# Thread: Show that the Dual Space of c_0 is l^1

1. ## Show that the Dual Space of c_0 is l^1

Let c_0 be a vector subspace of l^(infinity), where c_0 is the space of all sequences of scalars converging to zero.

Show that Dual Space of c_0 is l^1.

Dual Space: if X is Normed Space then X' is Dual Space which is set of all bounded linear functionals on X.

||f|| = sup |f(x)|
x element of X
||x|| = 1

2. Originally Posted by frater_cp
Let c_0 be a vector subspace of l^(infinity), where c_0 is the space of all sequences of scalars converging to zero.

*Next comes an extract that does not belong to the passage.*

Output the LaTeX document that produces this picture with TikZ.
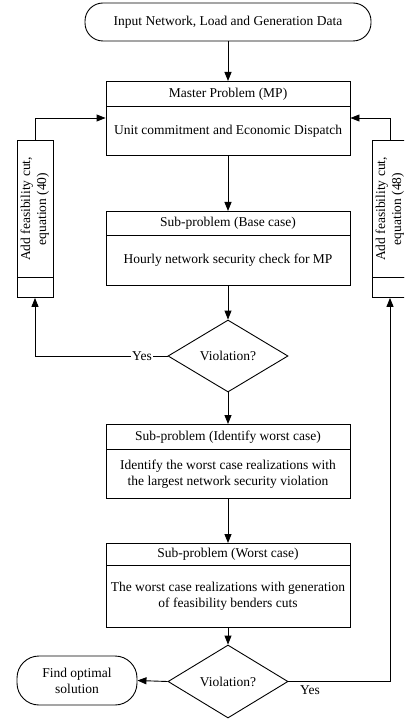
\documentclass[tikz,border=0pt]{standalone}
\usepackage{fontspec}
\setmainfont{Liberation Serif}
\usetikzlibrary{shapes.geometric,arrows.meta}
\begin{document}
\begin{tikzpicture}[x=1pt,y=-1pt,line width=0.9pt,
  every node/.style={font=\fontsize{13.5}{16}\selectfont},
  arr/.style={-{Triangle[length=9pt,width=7pt]}},
  boxpart/.style={draw,minimum width=244pt,inner sep=0pt,anchor=north,align=center},
  sidebox/.style={draw,minimum width=36pt,inner sep=0pt,anchor=north},
  term/.style={draw,align=center,inner sep=0pt},
  decide/.style={draw,diamond,aspect=1.67,minimum width=120pt,minimum height=72pt,inner sep=0pt},
  lbl/.style={fill=white,inner sep=1pt}]
\useasboundingbox (0,0) rectangle (404,719);
\clip (0,0) rectangle (404,719);

% start
\node[term,rounded corners=18pt,minimum width=286pt,minimum height=38pt] (start) at (228,22) {Input Network, Load and Generation Data};

% master problem
\node[boxpart,minimum height=25pt] (mph) at (228,81) {Master Problem (MP)};
\node[boxpart,minimum height=49pt] (mpb) at (228,106) {Unit commitment and Economic Dispatch};

% base case
\node[boxpart,minimum height=24pt] (bch) at (228,211) {Sub-problem (Base case)};
\node[boxpart,minimum height=50pt] (bcb) at (228,235) {Hourly network security check for MP};

% decision 1
\node[decide] (d1) at (228,356) {Violation?};

% identify worst case
\node[boxpart,minimum height=25pt] (idh) at (228,424) {Sub-problem (Identify worst case)};
\node[boxpart,minimum height=49pt] (idb) at (228,449) {Identify the worst case realizations with\\the largest network security violation};

% worst case
\node[boxpart,minimum height=22pt] (wch) at (228,543) {Sub-problem (Worst case)};
\node[boxpart,minimum height=62pt] (wcb) at (228,565) {The worst case realizations with generation\\of feasibility benders cuts};

% decision 2
\node[decide,minimum height=73pt] (d2) at (228,681.5) {Violation?};

% optimal
\node[term,rounded corners=22pt,minimum width=120pt,minimum height=49pt] (opt) at (77,680.5) {Find optimal\\solution};

% side boxes
\node[sidebox,minimum height=137pt] (lfu) at (35,140) {\rotatebox{90}{\begin{tabular}{@{}c@{}}Add feasibility cut,\\equation (40)\end{tabular}}};
\node[sidebox,minimum height=20pt] (lfl) at (35,277) {};
\node[sidebox,minimum height=137pt] (rfu) at (390,140) {\rotatebox{90}{\begin{tabular}{@{}c@{}}Add feasibility cut,\\equation (48)\end{tabular}}};
\node[sidebox,minimum height=20pt] (rfl) at (390,277) {};

\path (mpb.north west) ++(0,12) coordinate (mpl);
\path (mpb.north east) ++(0,12) coordinate (mpr);

% main flow
\draw[arr] (start.south) -- (mph.north);
\draw[arr] (mpb.south) -- (bch.north);
\draw[arr] (bcb.south) -- (d1.north);
\draw[arr] (d1.south) -- (idh.north);
\draw[arr] (idb.south) -- (wch.north);
\draw[arr] (wcb.south) -- (d2.north);
\draw[arr] (d2.west) -- (opt.east);

% feedback loops
\draw[arr] (d1.west) -| (lfl.south);
\draw[arr] (lfu.north) |- (mpl);
\draw[arr] (d2.east) -| (rfl.south);
\draw[arr] (rfu.north) |- (mpr);

\node[lbl] (yes1) at (142,356) {Yes};
\node (yes2) at (310,690) {Yes};
\end{tikzpicture}
\end{document}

Show that Dual Space of c_0 is l^1.

Dual Space: if X is Normed Space then X' is Dual Space which is set of all bounded linear functionals on X.

||f|| = sup |f(x)|
x element of X
||x|| = 1
This is a fairly long and tedious proof. Here's an outline.

Let $\{e_n: n=1,2,3,\ldots\}$ be the standard basis for $c_0$, where $e_n$ has a 1 in the n'th coordinate position and zeros everywhere else. Write $x = (x_1,x_2,x_3,\ldots) = {\textstyle\sum_n x_ne_n}$ for a general element of $c_0$.

Given $(z_1,z_2,z_3,\ldots)\in l^1$, show that the map sending $x$ to $\textstyle\sum_nz_nx_n$ is a bounded linear functional on $c_0$, and that its norm as a linear functional is equal to the $l^1$ norm of $z$.

To complete the proof, you need to show that every bounded linear functional on $c_0$ is of that form. So let $f\in(c_0)'$. For n=1,2,3,... let $z_n = f(e_n)$. Show that the element $z = (z_1,z_2,z_3,\ldots)$ defined in this way is in $l^1$, and that the functional defined by $z$ as in the previous paragraph is equal to $f$.